8. At the time of framing of charges in accordance with the provisions of section 245, Criminal Procedure Code, the Magistrate is required to consider the evidence adduced on behalf of the complainant and its quality that if tile same is un-rebutted it would be sufficient for warranting conviction of the accused. If the order passed by trial Court reveals that it has not considered the evidence of the witnesses then it may be said that the Magistrate in light of the aforesaid touch stone of law and committed illegality on framing of charge for offence under section 494, Criminal Procedure Code, and therefore, such order is illegal Kishore Kumar Sarva v. Smt. Vineshwari Sahu and another, 2000(3) Crimes 474 (CHHT). This implies that if any document has been produced during cross-examination of prosecution witnesses, the same has to be considered. 9. In this case immediately after the inspection made by the competent authority, some correspondences were made between the complainant and the in-charge of the Centre.

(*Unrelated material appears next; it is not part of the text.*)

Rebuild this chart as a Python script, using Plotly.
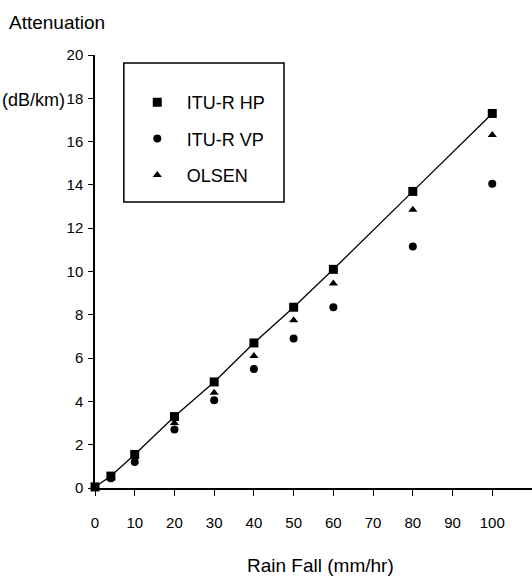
import plotly.graph_objects as go

rain = [0, 4, 10, 20, 30, 40, 50, 60, 80, 100]
itu_hp = [0.05, 0.55, 1.55, 3.3, 4.9, 6.7, 8.35, 10.1, 13.7, 17.3]
itu_vp = [0.05, 0.45, 1.2, 2.7, 4.05, 5.5, 6.9, 8.35, 11.15, 14.05]
olsen = [0.05, 0.5, 1.45, 3.0, 4.4, 6.1, 7.75, 9.45, 12.85, 16.3]

x_ticks = list(range(0, 101, 10))
y_ticks = list(range(0, 21, 2))

FONT = "Liberation Sans Narrow, Arial Narrow, Liberation Sans, Arial, sans-serif"

fig = go.Figure()
fig.add_trace(go.Scatter(x=rain, y=itu_hp, mode="lines", line=dict(color="black", width=1.3),
                         showlegend=False, cliponaxis=False, hoverinfo="skip"))
fig.add_trace(go.Scatter(x=rain, y=itu_hp, mode="markers", name="ITU-R HP",
                         marker=dict(symbol="square", size=9, color="black"),
                         cliponaxis=False, legendgroup="a"))
fig.add_trace(go.Scatter(x=rain, y=itu_vp, mode="markers", name="ITU-R VP",
                         marker=dict(symbol="circle", size=8, color="black"),
                         cliponaxis=False, legendgroup="b"))
fig.add_trace(go.Scatter(x=rain, y=olsen, mode="markers", name="OLSEN",
                         marker=dict(symbol="triangle-up", size=8, color="black"),
                         cliponaxis=False, legendgroup="c"))

fig.update_layout(
    width=532, height=583,
    margin=dict(l=95, r=0, t=55, b=95),
    paper_bgcolor="white", plot_bgcolor="white",
    font=dict(family=FONT, size=15, color="black"),
    showlegend=True,
    legend=dict(x=0.075, y=0.933, xanchor="left", yanchor="top",
                borderwidth=0, bgcolor="rgba(0,0,0,0)",
                font=dict(family=FONT, size=18), tracegroupgap=10,
                itemwidth=49),
    xaxis=dict(range=[0, 110], tickvals=x_ticks, ticks="outside", ticklen=6,
               showline=True, linecolor="black", linewidth=1.5, showgrid=False,
               zeroline=False, tickcolor="black", ticklabelstandoff=14,
               tickfont=dict(family=FONT, size=15)),
    yaxis=dict(range=[0, 20], tickvals=y_ticks, ticks="outside", ticklen=5,
               showline=True, linecolor="black", linewidth=1.5, showgrid=False,
               zeroline=False, tickcolor="black", ticklabelstandoff=2,
               tickfont=dict(family=FONT, size=15)),
    shapes=[dict(type="rect", xref="paper", yref="paper",
                 x0=0.066, x1=0.4325, y0=0.6605, y1=0.9815,
                 line=dict(color="black", width=1.5), fillcolor="rgba(0,0,0,0)")],
    annotations=[
        dict(text="Attenuation", xref="paper", yref="paper", x=-0.087, y=1.076,
             xanchor="center", yanchor="middle", showarrow=False,
             font=dict(family=FONT, size=19)),
        dict(text="(dB/km)", xref="paper", yref="paper", x=-0.14, y=0.896,
             xanchor="center", yanchor="middle", showarrow=False,
             font=dict(family=FONT, size=18)),
        dict(text="Rain Fall (mm/hr)", xref="paper", yref="paper", x=0.517, y=-0.178,
             xanchor="center", yanchor="middle", showarrow=False,
             font=dict(family=FONT, size=19)),
    ],
)

fig.write_html("out.html", config={"displayModeBar": False},
               post_script="document.body.style.margin='0px';document.body.style.overflow='hidden';")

The photographs were sent to the competent authority to show that all the requirements of the Act was duly complied with and the declaration on form-`F' was also signed by the present applicant if such documents are produced during cross-examination of the prosecution witnesses they are to be taken into consideration because they go to the root of the matter and falsify the case of the complainant. In this view of the matter in my considered opinion, the learned Additional Sessions Judge failed to appreciate the facts and law in the criminal revision filed by the present applicant, in light of the above established principles of law. Accordingly this application deserves to be allowed and hereby allowed. 10. The order passed by learned Additional Sessions Judge is set aside. The matter is remanded back to the learned Additional Sessions Judge with direction to reconsider the material available on record and all the documents produced by the defence during cross-examination of the prosecution witnesses and the reply given by the prosecution witnesses thereunder. After due consideration, the learned Additional Sessions Judge is directed to again pass an order giving full reasons for the conclusion drawn by him. 11. With aforesaid directions and observations, this application stands disposed of. 12. Certified copy as per rules.